The resource centre, keeping up with the times, also runs a YouTube channel called ‘Trans News’ and Priya Babu is also the chief of the ‘Trans publications’ that publish books written by the trans community. The centre, the six-year-old brain child of Priya, screened over 300 short films, published 180 books and several articles on print media to uproot the misconception against the community and sow the seeds of hope. It gives hope for children who do not understand the physical changes they undergo and flee homes as they are unable to cope with pressure; hope to express themselves without prejudiced eyes staring them down.
The picture artist and orator Kalki Subramaniam, who is attached to the centre, wants the world to see their world and the one of the 500 transpersons across TN, Kerala, Puducherry and Mumbai trained by Kalki. Colours are often used by many to distinguish: blue for boys and pink for girls.

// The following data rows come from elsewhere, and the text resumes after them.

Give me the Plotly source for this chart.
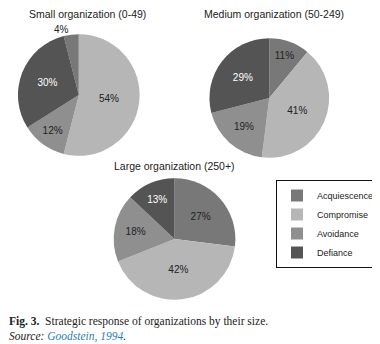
import plotly.graph_objects as go

labels = ["Acquiescence", "Compromise", "Avoidance", "Defiance"]
small_vals = [4, 54, 12, 30]
medium_vals = [11, 41, 19, 29]
large_vals = [27, 42, 18, 13]
titles = ["Small organization (0-49)", "Medium organization (50-249)", "Large organization (250+)"]

colors = ["#787878", "#b6b6b6", "#8f8f8f", "#545454"]
txt_colors = ["#222222", "#222222", "#222222", "#ffffff"]

# page body has an 8px margin; figure fills the rest of the 380x344 window
OFF = 8
W, H = 380 - OFF, 344 - OFF


def px(x):
    return (x - OFF) / W


def py(y):
    return 1 - (y - OFF) / H


def dom(cx, cy, r):
    return dict(x=[px(cx - r), px(cx + r)], y=[py(cy + r), py(cy - r)])


fig = go.Figure()
common = dict(labels=labels, sort=False, direction="clockwise",
              marker=dict(colors=colors, line=dict(width=0)),
              texttemplate="%{value}%", textinfo="text",
              insidetextorientation="horizontal", hoverinfo="label+value")

fig.add_trace(go.Pie(values=small_vals, domain=dom(79, 95, 61), rotation=-14.4,
                     textposition=["outside", "inside", "inside", "inside"],
                     textfont=dict(family="Liberation Sans", size=10, color=txt_colors),
                     outsidetextfont=dict(family="Liberation Sans", size=10, color="#222"),
                     **common))
fig.add_trace(go.Pie(values=medium_vals, domain=dom(270, 98, 60), rotation=0,
                     textposition="inside",
                     textfont=dict(family="Liberation Sans", size=10, color=txt_colors),
                     showlegend=False, **common))
fig.add_trace(go.Pie(values=large_vals, domain=dom(175, 239, 61), rotation=0,
                     textposition="inside",
                     textfont=dict(family="Liberation Sans", size=10, color=txt_colors),
                     showlegend=False, **common))

title_pos = [(88, 14), (275, 14), (175, 166)]
for t, (x, y) in zip(titles, title_pos):
    fig.add_annotation(text=t, x=px(x), y=py(y), xref="paper", yref="paper",
                       showarrow=False, xanchor="center", yanchor="middle",
                       font=dict(family="Liberation Sans", size=10.5, color="#222"))

fig.add_annotation(text="<b>Fig. 3.</b>  Strategic response of organizations by their size.",
                   x=px(7), y=py(321), xref="paper", yref="paper", showarrow=False,
                   xanchor="left", yanchor="middle",
                   font=dict(family="Liberation Serif", size=11.5, color="#222"))
fig.add_annotation(text="<i>Source: <span style='color:#2f7db5'>Goodstein, 1994</span>.</i>",
                   x=px(7), y=py(336), xref="paper", yref="paper", showarrow=False,
                   xanchor="left", yanchor="middle",
                   font=dict(family="Liberation Serif", size=11.5, color="#222"))

fig.update_layout(
    width=W, height=H, margin=dict(l=0, r=0, t=0, b=0),
    paper_bgcolor="white", plot_bgcolor="white",
    legend=dict(x=px(277), y=py(180), xanchor="left", yanchor="top",
                bordercolor="#111", borderwidth=1, bgcolor="white",
                font=dict(family="Liberation Sans", size=9, color="#222"),
                itemwidth=30, tracegroupgap=0),
)

fig.write_html("out.html")
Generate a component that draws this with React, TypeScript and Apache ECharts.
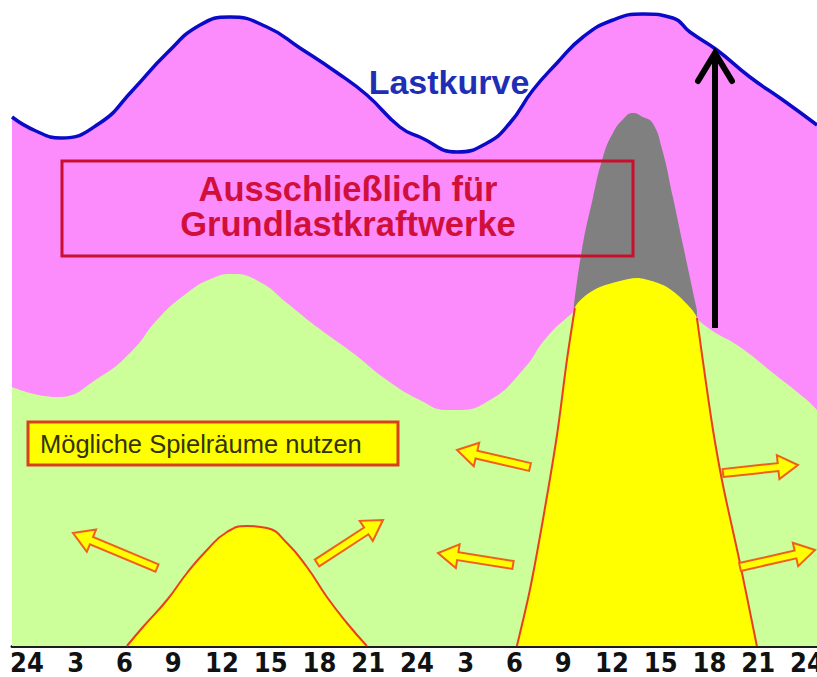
import React, { useEffect, useRef } from "react";
import * as echarts from "echarts";

// Hour positions of the tick labels (0..48 h, two days)
const hourTicks = [0, 3, 6, 9, 12, 15, 18, 21, 24, 27, 30, 33, 36, 39, 42, 45, 48];

// Load curve ("Lastkurve") – [hour, load]
const loadCurve: [number, number][] = [
  [-0.92, 529], [0.55, 515], [2.09, 508], [4.49, 523], [6.52, 556], [8.62, 593],
  [10.65, 621], [12.49, 629], [14.77, 619], [16.8, 598], [19.02, 574], [20.92, 551],
  [22.95, 519], [24.18, 509], [26.46, 494], [28.31, 503], [29.72, 523], [31.14, 556],
  [32.62, 583], [34.22, 609], [36.06, 626], [37.91, 632], [39.75, 628], [40.8, 614],
  [42.46, 596], [44.49, 569], [46.52, 546], [48.62, 521],
];

// Green band (middle load)
const middleLoad: [number, number][] = [
  [-0.92, 259], [1.85, 249], [4.49, 269], [6.52, 296], [8.0, 326], [9.85, 353],
  [11.45, 368], [12.68, 372], [14.34, 364], [16.0, 343], [17.85, 319], [20.06, 293],
  [22.15, 266], [24.18, 246], [25.85, 236], [26.46, 236], [28.49, 246], [30.52, 276],
  [32.0, 309], [33.42, 331], [35.3, 356], [37.5, 366], [39.6, 351], [41.85, 319],
  [43.88, 299], [45.91, 273], [48.0, 246], [48.62, 236],
];

// Grey peak
const peakLoad: [number, number][] = [
  [33.66, 340], [34.15, 396], [34.8, 446], [35.45, 489], [36.06, 513], [36.7, 527],
  [37.3, 533], [37.9, 529], [38.5, 523], [39.1, 496], [39.75, 449], [40.4, 399],
  [41.23, 336],
];

// Small yellow bump (day 1)
const smallBump: [number, number][] = [
  [6.15, 0], [7.14, 19], [8.62, 46], [9.85, 73], [11.08, 96], [12.31, 114],
  [13.54, 120], [14.77, 118], [16.0, 103], [17.23, 79], [18.46, 49], [19.69, 23],
  [20.92, 0],
];

// Large yellow column (day 2)
const columnLeft: [number, number][] = [
  [30.15, 0], [30.95, 56], [31.75, 126], [32.62, 211], [33.23, 286], [33.72, 338],
];
const columnTop: [number, number][] = [
  [34.34, 350], [35.26, 359], [36.49, 365], [37.54, 368], [38.65, 364], [39.38, 359],
  [40.37, 346],
];
const columnRight: [number, number][] = [
  [41.23, 328], [41.72, 271], [42.22, 216], [42.83, 161], [43.88, 83], [44.92, 0],
];

const PINK = "#fc8cfc";
const GREEN = "#ccff99";
const YELLOW = "#ffff00";
const GREY = "#808080";
const EDGE_RED = "#e8401a";
const SANS = "'Liberation Sans', Arial, sans-serif";

function blockArrow(tail: number[], tip: number[]) {
  const shaft = 4, head = 12, headLen = 20;
  const dx = tip[0] - tail[0], dy = tip[1] - tail[1];
  const len = Math.hypot(dx, dy);
  const ux = dx / len, uy = dy / len;
  const nx = -uy, ny = ux;
  const bx = tip[0] - ux * headLen, by = tip[1] - uy * headLen;
  return {
    type: "polygon",
    shape: {
      points: [
        [tail[0] + nx * shaft, tail[1] + ny * shaft],
        [bx + nx * shaft, by + ny * shaft],
        [bx + nx * head, by + ny * head],
        [tip[0], tip[1]],
        [bx - nx * head, by - ny * head],
        [bx - nx * shaft, by - ny * shaft],
        [tail[0] - nx * shaft, tail[1] - ny * shaft],
      ],
    },
    style: { fill: YELLOW, stroke: "#f0601a", lineWidth: 2, lineJoin: "miter" },
    z: 10,
  };
}

export default function App() {
  const ref = useRef<HTMLDivElement>(null);
  useEffect(() => {
    document.body.style.margin = "0";
    const chart = echarts.init(ref.current!, null, { renderer: "svg" });
    const areaSeries = (name: string, data: [number, number][], fill: string, smooth: number, line?: any) => ({
      name,
      type: "line",
      data,
      smooth,
      symbol: "none",
      lineStyle: line || { width: 0, color: fill },
      areaStyle: { color: fill, opacity: 1 },
      silent: true,
    });
    chart.setOption({
      animation: false,
      backgroundColor: "#ffffff",
      grid: { left: 12, right: 0, top: 0, bottom: 31, containLabel: false, outerBoundsMode: "none" },
      xAxis: {
        type: "value",
        min: -0.92,
        max: 48.62,
        splitLine: { show: false },
        axisTick: { show: false },
        axisLine: { show: true, onZero: false, lineStyle: { color: "#1c1c1c", width: 3 } },
        axisLabel: {
          customValues: hourTicks,
          margin: 5,
          lineHeight: 22,
          color: "#111",
          fontSize: 27,
          fontWeight: "bold",
          fontFamily: "'Liberation Sans Narrow', 'DejaVu Sans Condensed', 'Liberation Sans', sans-serif",
          formatter: (v: number) => String(v % 24 === 0 ? 24 : v % 24),
        },
      },
      yAxis: { type: "value", min: 0, max: 646, show: false, splitLine: { show: false } },
      series: [
        areaSeries("Lastkurve", loadCurve, PINK, 0.5, { width: 3.5, color: "#0a0ac8" }),
        areaSeries("Mittellast", middleLoad, GREEN, 0.5),
        areaSeries("Spitzenlast", peakLoad, GREY, 0.5),
        areaSeries("Spielraum Tag 1", smallBump, YELLOW, 0.5, { width: 2, color: EDGE_RED }),
        areaSeries("Spielraum Tag 2", [...columnLeft, ...columnTop, ...columnRight], YELLOW, 0.3),
        {
          type: "line", data: columnLeft, symbol: "none", smooth: 0.3, silent: true,
          lineStyle: { width: 2, color: EDGE_RED },
        },
        {
          type: "line", data: columnRight, symbol: "none", smooth: 0.3, silent: true,
          lineStyle: { width: 2, color: EDGE_RED },
        },
      ],
      graphic: [
        // black arrow
        {
          type: "line", shape: { x1: 715, y1: 328, x2: 715, y2: 56 },
          style: { stroke: "#000", lineWidth: 6 }, z: 10,
        },
        {
          type: "polyline", shape: { points: [[698, 81], [715, 53], [732, 81]] },
          style: { stroke: "#000", lineWidth: 6, fill: null, lineJoin: "miter", lineCap: "round" }, z: 10,
        },
        // Lastkurve label
        {
          type: "text", x: 449, y: 82,
          style: {
            text: "Lastkurve", fill: "#1f2fb5", fontSize: 34, fontWeight: "bold", lineHeight: 34,
            fontFamily: SANS, align: "center", verticalAlign: "middle",
          }, z: 10,
        },
        // red box
        {
          type: "rect", shape: { x: 62, y: 161, width: 571, height: 95 },
          style: { fill: "none", stroke: "#c8102e", lineWidth: 3 }, z: 10,
        },
        {
          type: "text", x: 348, y: 206,
          style: {
            text: "Ausschließlich für\nGrundlastkraftwerke", fill: "#d0103a", fontSize: 34.5,
            fontWeight: "bold", lineHeight: 35,
            fontFamily: SANS, align: "center", verticalAlign: "middle",
          }, z: 10,
        },
        // yellow box
        {
          type: "rect", shape: { x: 28, y: 422, width: 370, height: 43 },
          style: { fill: YELLOW, stroke: "#d8401a", lineWidth: 3 }, z: 10,
        },
        {
          type: "text", x: 40, y: 444,
          style: {
            text: "Mögliche Spielräume nutzen", fill: "#333300", fontSize: 25.5,
            fontFamily: SANS, align: "left", verticalAlign: "middle",
          }, z: 11,
        },
        blockArrow([157, 568], [73, 533]),
        blockArrow([317, 563], [383, 520]),
        blockArrow([530, 467], [457, 450]),
        blockArrow([513, 565], [438, 553]),
        blockArrow([723, 473], [798, 465]),
        blockArrow([740, 567], [815, 550]),
      ],
    });
    return () => chart.dispose();
  }, []);
  return (
    <div
      ref={ref}
      style={{ position: "fixed", left: 0, top: 0, width: 817, height: 677, background: "#fff" }}
    />
  );
}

In her hands, the shades indicate equality. To Kalki, hues are for harmony, respect, and the right to live. Kalki’s art speaks of pride that defeats prejudice against transpersons and non-binary people. “It is the celebration of the trans community, the celebration of our identity, our uniqueness. I believe all transpersons have a story” Kalki says.
In Hindu mythology, Kalki is believed to be a war-lord avatar of Vishnu who is yet to descend to save the world from itself. Kalki, who says that bigotry is a bother, is trying to cast away the shade thrown by humanity on its own kind. “I try to prove all those things through my art,” Kalki beams.
Kalki’s message received international recognition as her paintings were displayed at the University of South Florida recently along with the artworks of four others from the community, and a transman. Kalki believes that transpersons must be given a space to showcase their artwork and earn a living.
As for Sri Veena Yazhini, she runs her own troop that performs across the State. “I support the initiative that transpersons must be brought out of misery of begging and prostitution,” she says. One day, all will clap along to the tunes of justice, and love, she hopes.